**WHAT YOU ARE ASKED TO DO:**
Print, exactly and with both ends included, the lines below that run from the one containing "Reproduce this diagram with TikZ." to the one containing "(0,0) rectangle (772,579);". Pictures are omitted.

**INPUT ROWS:**
'''

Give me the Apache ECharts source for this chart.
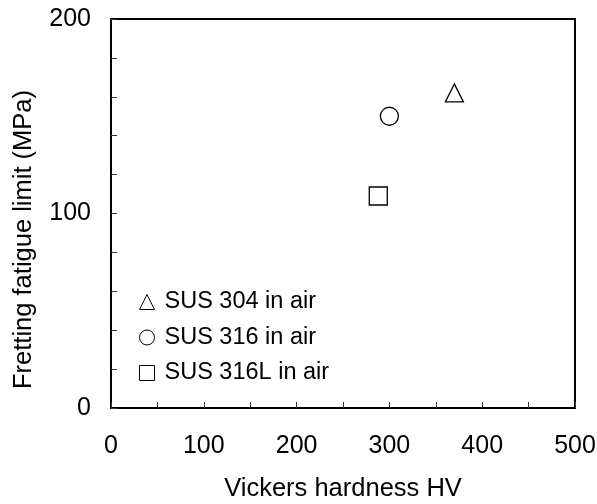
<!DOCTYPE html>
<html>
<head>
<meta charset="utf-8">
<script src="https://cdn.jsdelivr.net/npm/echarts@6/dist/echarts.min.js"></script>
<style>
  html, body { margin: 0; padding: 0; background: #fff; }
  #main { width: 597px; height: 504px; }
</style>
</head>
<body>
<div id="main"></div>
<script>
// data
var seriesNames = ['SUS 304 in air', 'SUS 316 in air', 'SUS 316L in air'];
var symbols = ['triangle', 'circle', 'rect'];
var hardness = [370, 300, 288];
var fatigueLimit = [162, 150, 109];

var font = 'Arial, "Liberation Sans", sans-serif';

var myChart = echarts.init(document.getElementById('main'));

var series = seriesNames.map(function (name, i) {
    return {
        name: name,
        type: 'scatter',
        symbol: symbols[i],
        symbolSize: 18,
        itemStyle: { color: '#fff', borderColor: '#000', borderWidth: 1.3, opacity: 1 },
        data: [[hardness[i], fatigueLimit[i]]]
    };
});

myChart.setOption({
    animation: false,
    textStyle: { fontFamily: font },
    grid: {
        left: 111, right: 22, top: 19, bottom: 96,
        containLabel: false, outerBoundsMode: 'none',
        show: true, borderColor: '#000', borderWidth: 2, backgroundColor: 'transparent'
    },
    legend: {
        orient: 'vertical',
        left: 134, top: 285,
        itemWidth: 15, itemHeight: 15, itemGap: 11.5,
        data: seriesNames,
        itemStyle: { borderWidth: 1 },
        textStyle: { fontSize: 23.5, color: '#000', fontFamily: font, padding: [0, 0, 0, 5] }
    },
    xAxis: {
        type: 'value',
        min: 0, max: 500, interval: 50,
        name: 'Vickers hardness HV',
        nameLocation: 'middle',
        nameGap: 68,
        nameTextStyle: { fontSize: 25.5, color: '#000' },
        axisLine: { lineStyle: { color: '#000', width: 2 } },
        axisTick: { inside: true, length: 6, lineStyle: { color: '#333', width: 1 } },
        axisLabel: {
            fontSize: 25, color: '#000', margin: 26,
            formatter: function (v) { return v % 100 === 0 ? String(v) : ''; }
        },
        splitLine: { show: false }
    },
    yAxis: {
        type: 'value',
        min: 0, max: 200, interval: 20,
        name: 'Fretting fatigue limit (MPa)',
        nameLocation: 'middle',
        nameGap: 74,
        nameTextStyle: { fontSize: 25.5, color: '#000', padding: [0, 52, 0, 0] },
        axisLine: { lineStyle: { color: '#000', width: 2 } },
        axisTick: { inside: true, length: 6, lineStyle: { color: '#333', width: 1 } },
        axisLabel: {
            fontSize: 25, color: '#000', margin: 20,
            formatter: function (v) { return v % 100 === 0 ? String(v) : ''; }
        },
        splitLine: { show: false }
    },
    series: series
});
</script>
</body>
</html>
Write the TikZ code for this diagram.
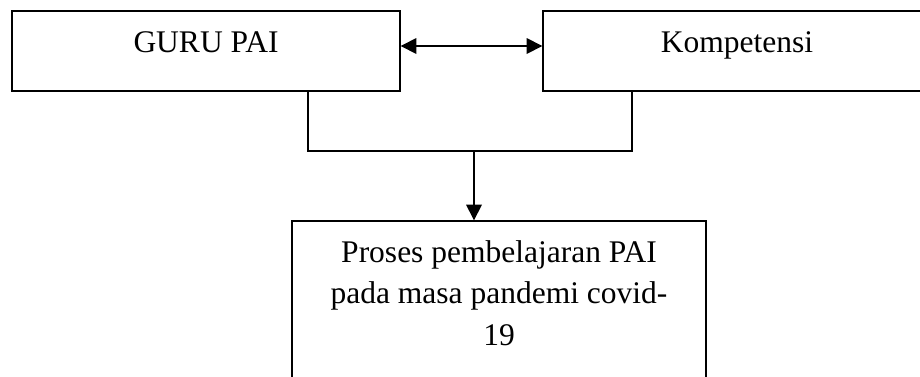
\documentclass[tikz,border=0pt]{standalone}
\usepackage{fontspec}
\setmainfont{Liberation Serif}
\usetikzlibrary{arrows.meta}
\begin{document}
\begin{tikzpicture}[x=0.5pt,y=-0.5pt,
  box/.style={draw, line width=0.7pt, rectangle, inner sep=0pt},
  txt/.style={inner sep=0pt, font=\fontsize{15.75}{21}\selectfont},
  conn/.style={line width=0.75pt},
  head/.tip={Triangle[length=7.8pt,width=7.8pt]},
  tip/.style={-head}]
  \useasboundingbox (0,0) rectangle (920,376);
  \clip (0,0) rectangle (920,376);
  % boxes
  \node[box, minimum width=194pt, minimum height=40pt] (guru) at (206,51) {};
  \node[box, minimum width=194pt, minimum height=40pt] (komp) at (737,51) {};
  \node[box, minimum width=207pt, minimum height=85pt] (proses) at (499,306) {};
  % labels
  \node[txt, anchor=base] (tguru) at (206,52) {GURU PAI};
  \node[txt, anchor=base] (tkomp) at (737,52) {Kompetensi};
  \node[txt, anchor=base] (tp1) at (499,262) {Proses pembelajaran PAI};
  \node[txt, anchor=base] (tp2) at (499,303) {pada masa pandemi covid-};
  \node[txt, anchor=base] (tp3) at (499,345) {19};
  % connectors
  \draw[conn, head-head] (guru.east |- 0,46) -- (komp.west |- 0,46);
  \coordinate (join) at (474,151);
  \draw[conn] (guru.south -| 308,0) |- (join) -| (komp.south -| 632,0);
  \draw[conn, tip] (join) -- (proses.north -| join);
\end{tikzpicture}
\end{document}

'''
'''

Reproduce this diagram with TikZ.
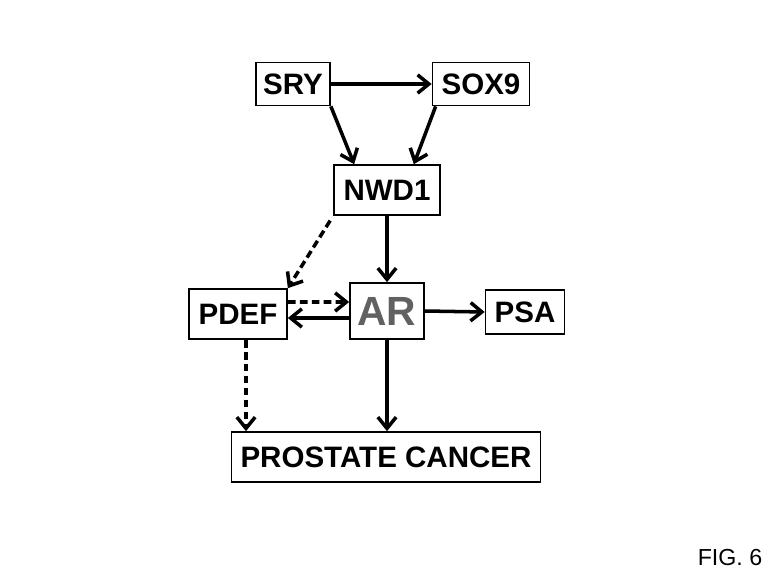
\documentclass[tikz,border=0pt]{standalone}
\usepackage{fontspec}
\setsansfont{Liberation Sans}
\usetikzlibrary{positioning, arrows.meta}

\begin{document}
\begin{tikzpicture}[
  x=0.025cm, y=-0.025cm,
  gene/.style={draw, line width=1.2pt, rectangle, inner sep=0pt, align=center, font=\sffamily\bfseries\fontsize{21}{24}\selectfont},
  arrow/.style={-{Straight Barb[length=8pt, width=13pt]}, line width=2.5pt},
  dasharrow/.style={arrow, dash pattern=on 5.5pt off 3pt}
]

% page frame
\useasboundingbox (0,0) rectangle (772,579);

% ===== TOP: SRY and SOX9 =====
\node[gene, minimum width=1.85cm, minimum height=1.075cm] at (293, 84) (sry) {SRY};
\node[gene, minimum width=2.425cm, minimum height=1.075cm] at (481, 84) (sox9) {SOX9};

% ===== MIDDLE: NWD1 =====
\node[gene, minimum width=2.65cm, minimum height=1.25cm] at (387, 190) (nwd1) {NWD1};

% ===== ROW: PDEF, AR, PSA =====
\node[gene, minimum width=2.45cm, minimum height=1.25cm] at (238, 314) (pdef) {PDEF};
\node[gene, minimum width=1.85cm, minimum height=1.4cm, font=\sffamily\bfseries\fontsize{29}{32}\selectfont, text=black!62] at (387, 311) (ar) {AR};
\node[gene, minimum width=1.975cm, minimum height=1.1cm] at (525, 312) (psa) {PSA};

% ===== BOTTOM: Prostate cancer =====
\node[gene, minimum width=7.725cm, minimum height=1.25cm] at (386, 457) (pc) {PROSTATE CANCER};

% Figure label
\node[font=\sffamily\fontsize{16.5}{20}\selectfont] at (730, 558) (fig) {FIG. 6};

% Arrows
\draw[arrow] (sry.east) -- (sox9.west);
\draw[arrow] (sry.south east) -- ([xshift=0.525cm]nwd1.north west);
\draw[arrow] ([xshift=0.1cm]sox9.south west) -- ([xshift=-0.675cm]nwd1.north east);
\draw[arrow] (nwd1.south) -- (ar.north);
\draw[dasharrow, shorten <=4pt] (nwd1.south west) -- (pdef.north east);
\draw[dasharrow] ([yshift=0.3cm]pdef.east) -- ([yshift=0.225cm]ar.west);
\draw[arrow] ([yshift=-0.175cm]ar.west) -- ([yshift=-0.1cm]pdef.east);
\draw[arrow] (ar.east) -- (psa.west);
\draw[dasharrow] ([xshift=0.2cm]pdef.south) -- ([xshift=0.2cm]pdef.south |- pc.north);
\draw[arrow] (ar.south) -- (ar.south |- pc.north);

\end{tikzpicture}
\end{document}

'''
'''

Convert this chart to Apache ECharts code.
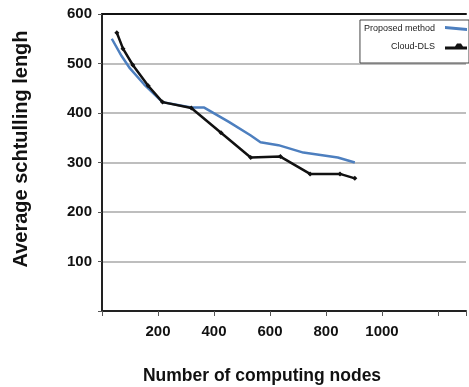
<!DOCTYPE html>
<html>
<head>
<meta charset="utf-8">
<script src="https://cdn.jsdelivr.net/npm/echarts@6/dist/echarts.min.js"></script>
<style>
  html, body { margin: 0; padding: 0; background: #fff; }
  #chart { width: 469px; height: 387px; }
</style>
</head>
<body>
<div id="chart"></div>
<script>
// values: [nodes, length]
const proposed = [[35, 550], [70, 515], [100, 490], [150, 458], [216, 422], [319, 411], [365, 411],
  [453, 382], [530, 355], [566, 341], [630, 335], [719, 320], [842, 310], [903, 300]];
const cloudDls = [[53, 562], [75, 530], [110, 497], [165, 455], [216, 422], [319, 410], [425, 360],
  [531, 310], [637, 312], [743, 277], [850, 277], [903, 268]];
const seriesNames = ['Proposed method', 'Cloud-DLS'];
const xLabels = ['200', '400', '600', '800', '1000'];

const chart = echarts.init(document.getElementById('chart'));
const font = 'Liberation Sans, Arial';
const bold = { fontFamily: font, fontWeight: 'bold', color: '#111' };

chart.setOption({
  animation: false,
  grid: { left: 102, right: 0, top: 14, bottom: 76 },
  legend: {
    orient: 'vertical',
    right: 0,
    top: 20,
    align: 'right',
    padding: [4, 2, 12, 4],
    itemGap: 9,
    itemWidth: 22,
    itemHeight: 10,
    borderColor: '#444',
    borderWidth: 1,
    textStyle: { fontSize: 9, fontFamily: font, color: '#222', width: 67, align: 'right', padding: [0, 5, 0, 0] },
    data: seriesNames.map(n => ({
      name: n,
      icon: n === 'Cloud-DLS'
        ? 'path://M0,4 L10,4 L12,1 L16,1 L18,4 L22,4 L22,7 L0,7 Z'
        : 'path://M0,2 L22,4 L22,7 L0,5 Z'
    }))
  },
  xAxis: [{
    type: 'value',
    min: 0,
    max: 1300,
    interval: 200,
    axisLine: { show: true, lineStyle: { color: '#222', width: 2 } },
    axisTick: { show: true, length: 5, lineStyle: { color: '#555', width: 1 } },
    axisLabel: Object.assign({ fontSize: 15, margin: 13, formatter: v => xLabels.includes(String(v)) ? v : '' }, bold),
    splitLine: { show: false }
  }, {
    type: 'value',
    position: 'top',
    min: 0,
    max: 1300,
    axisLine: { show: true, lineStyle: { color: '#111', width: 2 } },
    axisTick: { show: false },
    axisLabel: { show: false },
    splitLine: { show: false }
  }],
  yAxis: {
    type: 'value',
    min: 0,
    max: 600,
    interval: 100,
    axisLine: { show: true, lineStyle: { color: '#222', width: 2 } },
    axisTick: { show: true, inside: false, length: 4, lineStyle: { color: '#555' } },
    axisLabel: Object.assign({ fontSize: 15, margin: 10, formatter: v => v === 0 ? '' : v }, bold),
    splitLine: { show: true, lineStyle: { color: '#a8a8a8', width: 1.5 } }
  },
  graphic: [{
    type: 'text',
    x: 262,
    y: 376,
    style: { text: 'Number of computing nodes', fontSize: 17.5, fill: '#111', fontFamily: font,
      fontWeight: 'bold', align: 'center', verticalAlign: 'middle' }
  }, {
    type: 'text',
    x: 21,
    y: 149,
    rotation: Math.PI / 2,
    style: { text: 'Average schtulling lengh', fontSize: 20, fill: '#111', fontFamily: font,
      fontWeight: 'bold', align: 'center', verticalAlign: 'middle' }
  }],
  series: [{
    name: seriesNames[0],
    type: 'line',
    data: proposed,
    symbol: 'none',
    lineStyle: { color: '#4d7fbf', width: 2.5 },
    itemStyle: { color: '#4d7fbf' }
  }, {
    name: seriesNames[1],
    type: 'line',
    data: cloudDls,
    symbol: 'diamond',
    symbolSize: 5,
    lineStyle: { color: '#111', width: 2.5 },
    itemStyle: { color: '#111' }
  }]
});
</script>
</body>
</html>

'''

**FINAL RESULT:**
Reproduce this diagram with TikZ.
\documentclass[tikz,border=0pt]{standalone}
\usepackage{fontspec}
\setsansfont{Liberation Sans}
\usetikzlibrary{positioning, arrows.meta}

\begin{document}
\begin{tikzpicture}[
  x=0.025cm, y=-0.025cm,
  gene/.style={draw, line width=1.2pt, rectangle, inner sep=0pt, align=center, font=\sffamily\bfseries\fontsize{21}{24}\selectfont},
  arrow/.style={-{Straight Barb[length=8pt, width=13pt]}, line width=2.5pt},
  dasharrow/.style={arrow, dash pattern=on 5.5pt off 3pt}
]

% page frame
\useasboundingbox (0,0) rectangle (772,579);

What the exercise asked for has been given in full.